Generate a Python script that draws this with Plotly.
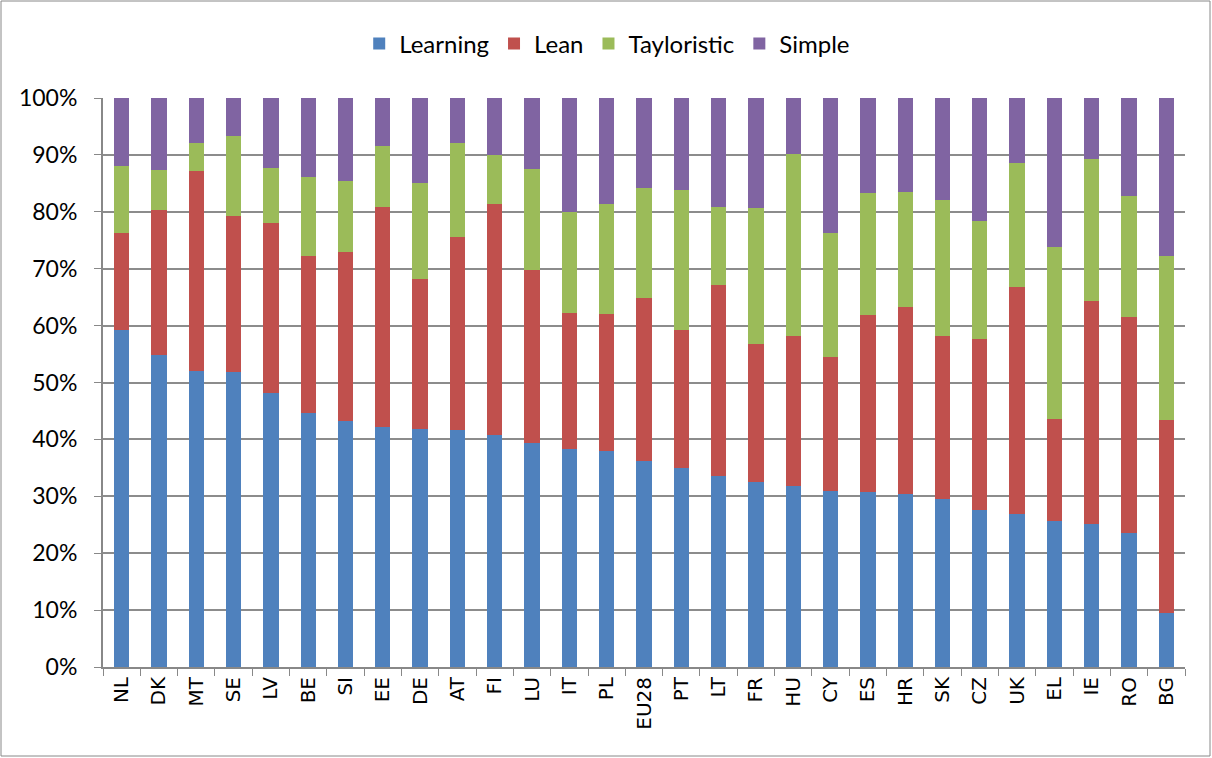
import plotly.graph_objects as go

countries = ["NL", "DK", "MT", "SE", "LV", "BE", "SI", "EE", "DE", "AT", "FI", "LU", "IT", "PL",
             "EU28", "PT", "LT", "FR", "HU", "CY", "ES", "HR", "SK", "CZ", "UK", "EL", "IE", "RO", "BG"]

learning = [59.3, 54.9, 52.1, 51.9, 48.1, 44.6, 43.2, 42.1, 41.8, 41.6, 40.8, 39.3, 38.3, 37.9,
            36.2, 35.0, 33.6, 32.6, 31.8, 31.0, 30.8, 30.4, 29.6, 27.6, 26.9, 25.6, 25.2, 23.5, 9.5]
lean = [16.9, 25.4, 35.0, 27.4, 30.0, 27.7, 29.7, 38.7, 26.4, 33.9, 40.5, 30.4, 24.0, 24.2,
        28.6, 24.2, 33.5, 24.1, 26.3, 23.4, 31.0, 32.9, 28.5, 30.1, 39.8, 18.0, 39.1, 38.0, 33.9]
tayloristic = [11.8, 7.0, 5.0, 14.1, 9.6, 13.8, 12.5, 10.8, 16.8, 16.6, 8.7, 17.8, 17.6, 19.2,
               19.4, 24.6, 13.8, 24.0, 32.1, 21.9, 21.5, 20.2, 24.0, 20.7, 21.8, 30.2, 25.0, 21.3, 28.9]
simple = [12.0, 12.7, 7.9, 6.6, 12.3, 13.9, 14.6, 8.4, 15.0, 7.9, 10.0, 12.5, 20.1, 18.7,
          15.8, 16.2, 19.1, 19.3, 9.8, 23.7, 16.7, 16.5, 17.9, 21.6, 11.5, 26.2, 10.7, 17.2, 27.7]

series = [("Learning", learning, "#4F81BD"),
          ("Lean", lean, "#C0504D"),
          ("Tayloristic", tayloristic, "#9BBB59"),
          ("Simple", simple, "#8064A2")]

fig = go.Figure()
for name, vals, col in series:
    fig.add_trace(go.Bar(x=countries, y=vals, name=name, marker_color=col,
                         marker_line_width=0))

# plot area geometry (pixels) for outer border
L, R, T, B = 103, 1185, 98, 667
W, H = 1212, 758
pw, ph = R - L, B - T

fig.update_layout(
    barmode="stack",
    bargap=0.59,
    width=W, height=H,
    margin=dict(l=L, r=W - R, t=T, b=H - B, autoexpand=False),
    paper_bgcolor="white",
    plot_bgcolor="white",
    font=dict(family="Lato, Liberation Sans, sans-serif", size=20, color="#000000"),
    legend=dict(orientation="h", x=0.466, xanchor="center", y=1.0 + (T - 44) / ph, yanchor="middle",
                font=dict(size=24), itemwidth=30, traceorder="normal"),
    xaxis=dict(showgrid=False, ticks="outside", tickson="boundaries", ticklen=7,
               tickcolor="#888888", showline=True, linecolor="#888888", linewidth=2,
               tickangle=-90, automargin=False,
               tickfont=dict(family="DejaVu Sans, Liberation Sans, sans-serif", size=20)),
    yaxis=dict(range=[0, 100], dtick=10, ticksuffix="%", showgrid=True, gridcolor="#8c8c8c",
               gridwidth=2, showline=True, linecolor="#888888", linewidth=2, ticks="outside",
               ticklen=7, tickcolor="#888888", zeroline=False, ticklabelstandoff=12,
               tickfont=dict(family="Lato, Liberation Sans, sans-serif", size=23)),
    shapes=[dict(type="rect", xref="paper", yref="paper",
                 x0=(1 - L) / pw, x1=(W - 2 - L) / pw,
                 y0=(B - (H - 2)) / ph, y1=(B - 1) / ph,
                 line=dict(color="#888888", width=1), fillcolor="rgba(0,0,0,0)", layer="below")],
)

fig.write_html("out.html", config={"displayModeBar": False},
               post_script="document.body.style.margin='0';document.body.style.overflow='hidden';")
════════════════
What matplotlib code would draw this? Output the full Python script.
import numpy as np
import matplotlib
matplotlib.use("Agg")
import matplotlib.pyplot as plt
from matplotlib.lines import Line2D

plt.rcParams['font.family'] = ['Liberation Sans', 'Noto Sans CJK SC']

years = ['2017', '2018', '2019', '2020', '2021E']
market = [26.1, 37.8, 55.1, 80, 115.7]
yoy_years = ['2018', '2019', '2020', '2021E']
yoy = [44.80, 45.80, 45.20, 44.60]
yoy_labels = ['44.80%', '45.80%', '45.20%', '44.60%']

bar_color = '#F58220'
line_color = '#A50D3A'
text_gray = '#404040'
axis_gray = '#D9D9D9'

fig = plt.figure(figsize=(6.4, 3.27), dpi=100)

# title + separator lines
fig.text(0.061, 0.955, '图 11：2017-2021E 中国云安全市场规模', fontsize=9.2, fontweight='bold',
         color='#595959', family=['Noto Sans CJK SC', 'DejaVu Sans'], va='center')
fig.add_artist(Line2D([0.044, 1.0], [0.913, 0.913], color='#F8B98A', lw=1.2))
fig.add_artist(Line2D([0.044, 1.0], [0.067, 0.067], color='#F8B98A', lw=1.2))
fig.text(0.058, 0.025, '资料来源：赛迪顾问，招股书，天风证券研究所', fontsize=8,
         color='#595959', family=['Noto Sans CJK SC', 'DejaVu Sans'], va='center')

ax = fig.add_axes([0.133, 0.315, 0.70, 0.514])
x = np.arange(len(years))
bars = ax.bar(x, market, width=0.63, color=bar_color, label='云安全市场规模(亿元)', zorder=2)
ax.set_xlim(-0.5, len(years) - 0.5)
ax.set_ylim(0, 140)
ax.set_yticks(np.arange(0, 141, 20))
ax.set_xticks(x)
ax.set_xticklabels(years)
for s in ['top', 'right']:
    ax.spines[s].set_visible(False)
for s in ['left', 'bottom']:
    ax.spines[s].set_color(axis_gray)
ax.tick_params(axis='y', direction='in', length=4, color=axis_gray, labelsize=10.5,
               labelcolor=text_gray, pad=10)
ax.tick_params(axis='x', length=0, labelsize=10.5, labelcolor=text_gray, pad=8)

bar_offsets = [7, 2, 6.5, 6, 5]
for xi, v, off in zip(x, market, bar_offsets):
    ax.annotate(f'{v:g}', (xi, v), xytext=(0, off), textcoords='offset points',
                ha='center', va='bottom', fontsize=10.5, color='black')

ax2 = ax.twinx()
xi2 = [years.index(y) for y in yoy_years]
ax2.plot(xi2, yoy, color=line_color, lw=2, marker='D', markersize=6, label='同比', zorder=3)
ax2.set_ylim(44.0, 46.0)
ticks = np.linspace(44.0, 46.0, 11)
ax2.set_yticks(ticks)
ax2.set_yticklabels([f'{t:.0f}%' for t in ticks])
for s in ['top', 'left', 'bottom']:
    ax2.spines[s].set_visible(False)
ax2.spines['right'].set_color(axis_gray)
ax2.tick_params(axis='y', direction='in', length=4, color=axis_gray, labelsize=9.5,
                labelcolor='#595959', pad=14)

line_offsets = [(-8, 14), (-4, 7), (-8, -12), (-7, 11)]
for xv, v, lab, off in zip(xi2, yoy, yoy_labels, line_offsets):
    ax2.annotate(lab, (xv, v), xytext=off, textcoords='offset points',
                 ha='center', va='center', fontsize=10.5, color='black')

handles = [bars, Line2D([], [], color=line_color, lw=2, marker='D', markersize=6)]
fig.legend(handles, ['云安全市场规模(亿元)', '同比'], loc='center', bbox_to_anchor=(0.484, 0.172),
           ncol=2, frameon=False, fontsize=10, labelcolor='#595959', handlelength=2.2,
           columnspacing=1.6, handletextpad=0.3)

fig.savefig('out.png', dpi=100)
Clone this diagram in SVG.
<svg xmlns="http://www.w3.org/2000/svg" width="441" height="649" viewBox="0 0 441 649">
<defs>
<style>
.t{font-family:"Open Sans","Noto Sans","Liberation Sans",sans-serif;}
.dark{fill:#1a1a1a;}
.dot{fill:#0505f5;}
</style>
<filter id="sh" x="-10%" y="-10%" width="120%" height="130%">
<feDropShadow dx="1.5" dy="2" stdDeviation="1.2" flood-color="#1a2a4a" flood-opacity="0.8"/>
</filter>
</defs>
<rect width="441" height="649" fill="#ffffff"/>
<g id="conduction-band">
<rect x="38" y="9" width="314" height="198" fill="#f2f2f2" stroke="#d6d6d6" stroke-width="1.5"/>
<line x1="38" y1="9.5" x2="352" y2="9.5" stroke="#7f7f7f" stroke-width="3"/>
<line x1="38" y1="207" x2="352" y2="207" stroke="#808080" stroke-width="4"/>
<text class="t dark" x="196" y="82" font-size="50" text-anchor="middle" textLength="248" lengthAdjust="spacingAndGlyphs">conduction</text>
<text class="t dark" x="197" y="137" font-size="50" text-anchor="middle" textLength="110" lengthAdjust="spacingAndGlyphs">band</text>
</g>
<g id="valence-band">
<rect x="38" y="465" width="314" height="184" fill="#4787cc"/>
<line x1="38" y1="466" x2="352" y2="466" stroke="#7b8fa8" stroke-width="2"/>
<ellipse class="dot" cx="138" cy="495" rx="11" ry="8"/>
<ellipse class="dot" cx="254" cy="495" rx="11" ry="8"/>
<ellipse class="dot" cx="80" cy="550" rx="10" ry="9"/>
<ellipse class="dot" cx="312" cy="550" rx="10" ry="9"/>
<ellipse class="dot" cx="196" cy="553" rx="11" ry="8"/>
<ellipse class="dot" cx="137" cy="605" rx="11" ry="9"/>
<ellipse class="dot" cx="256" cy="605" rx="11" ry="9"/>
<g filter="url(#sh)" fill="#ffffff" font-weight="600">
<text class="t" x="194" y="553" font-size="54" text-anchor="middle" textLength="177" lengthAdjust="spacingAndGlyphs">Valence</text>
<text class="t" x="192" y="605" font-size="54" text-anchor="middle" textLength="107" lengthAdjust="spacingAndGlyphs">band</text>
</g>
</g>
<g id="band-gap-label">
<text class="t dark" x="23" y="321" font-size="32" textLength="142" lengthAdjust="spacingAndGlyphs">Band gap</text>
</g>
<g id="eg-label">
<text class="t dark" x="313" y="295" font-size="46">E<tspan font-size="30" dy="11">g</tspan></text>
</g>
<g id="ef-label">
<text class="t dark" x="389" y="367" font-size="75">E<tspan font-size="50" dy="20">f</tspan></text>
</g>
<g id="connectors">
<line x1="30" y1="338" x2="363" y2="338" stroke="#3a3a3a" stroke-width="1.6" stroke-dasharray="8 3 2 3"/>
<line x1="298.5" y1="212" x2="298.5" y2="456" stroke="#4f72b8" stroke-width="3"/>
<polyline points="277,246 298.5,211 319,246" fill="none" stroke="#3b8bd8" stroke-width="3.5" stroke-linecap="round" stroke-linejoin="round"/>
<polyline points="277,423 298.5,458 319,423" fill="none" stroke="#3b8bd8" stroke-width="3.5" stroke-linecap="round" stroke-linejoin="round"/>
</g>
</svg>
════════════════
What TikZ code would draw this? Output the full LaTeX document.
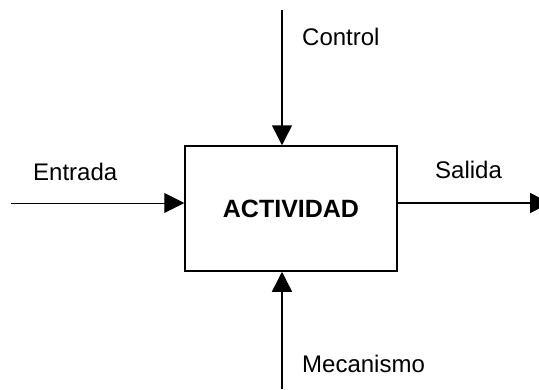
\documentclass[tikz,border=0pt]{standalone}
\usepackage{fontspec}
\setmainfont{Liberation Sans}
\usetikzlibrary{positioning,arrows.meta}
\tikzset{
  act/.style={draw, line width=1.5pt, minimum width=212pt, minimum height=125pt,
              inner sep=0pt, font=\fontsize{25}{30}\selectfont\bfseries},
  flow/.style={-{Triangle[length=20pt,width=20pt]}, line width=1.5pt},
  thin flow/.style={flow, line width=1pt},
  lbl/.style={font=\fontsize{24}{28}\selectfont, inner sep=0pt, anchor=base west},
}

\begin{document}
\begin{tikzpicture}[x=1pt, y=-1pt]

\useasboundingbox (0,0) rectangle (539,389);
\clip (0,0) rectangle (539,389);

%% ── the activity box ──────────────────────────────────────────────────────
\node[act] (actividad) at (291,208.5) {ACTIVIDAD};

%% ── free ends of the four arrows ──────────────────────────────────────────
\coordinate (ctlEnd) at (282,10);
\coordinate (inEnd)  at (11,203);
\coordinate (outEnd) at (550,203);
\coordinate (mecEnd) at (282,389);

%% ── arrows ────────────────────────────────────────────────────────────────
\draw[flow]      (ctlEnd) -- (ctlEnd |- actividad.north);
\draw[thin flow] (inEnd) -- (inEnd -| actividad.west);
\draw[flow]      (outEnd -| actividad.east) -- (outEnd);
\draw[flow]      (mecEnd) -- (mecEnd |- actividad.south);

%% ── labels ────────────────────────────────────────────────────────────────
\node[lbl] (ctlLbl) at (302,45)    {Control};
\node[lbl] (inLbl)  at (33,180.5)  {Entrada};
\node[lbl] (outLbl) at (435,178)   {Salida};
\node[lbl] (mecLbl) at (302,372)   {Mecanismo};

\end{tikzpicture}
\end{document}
════════════════
**Stated task:** Each line from the line with "What matplotlib code" to the line with "ha='center', va='bottom', fontsize=10.5, color='black')" is to be echoed exactly; both boundary lines are included, and nothing else is to be output.

**The result:**
What matplotlib code would draw this? Output the full Python script.
import numpy as np
import matplotlib
matplotlib.use("Agg")
import matplotlib.pyplot as plt
from matplotlib.lines import Line2D

plt.rcParams['font.family'] = ['Liberation Sans', 'Noto Sans CJK SC']

years = ['2017', '2018', '2019', '2020', '2021E']
market = [26.1, 37.8, 55.1, 80, 115.7]
yoy_years = ['2018', '2019', '2020', '2021E']
yoy = [44.80, 45.80, 45.20, 44.60]
yoy_labels = ['44.80%', '45.80%', '45.20%', '44.60%']

bar_color = '#F58220'
line_color = '#A50D3A'
text_gray = '#404040'
axis_gray = '#D9D9D9'

fig = plt.figure(figsize=(6.4, 3.27), dpi=100)

# title + separator lines
fig.text(0.061, 0.955, '图 11：2017-2021E 中国云安全市场规模', fontsize=9.2, fontweight='bold',
         color='#595959', family=['Noto Sans CJK SC', 'DejaVu Sans'], va='center')
fig.add_artist(Line2D([0.044, 1.0], [0.913, 0.913], color='#F8B98A', lw=1.2))
fig.add_artist(Line2D([0.044, 1.0], [0.067, 0.067], color='#F8B98A', lw=1.2))
fig.text(0.058, 0.025, '资料来源：赛迪顾问，招股书，天风证券研究所', fontsize=8,
         color='#595959', family=['Noto Sans CJK SC', 'DejaVu Sans'], va='center')

ax = fig.add_axes([0.133, 0.315, 0.70, 0.514])
x = np.arange(len(years))
bars = ax.bar(x, market, width=0.63, color=bar_color, label='云安全市场规模(亿元)', zorder=2)
ax.set_xlim(-0.5, len(years) - 0.5)
ax.set_ylim(0, 140)
ax.set_yticks(np.arange(0, 141, 20))
ax.set_xticks(x)
ax.set_xticklabels(years)
for s in ['top', 'right']:
    ax.spines[s].set_visible(False)
for s in ['left', 'bottom']:
    ax.spines[s].set_color(axis_gray)
ax.tick_params(axis='y', direction='in', length=4, color=axis_gray, labelsize=10.5,
               labelcolor=text_gray, pad=10)
ax.tick_params(axis='x', length=0, labelsize=10.5, labelcolor=text_gray, pad=8)

bar_offsets = [7, 2, 6.5, 6, 5]
for xi, v, off in zip(x, market, bar_offsets):
    ax.annotate(f'{v:g}', (xi, v), xytext=(0, off), textcoords='offset points',
                ha='center', va='bottom', fontsize=10.5, color='black')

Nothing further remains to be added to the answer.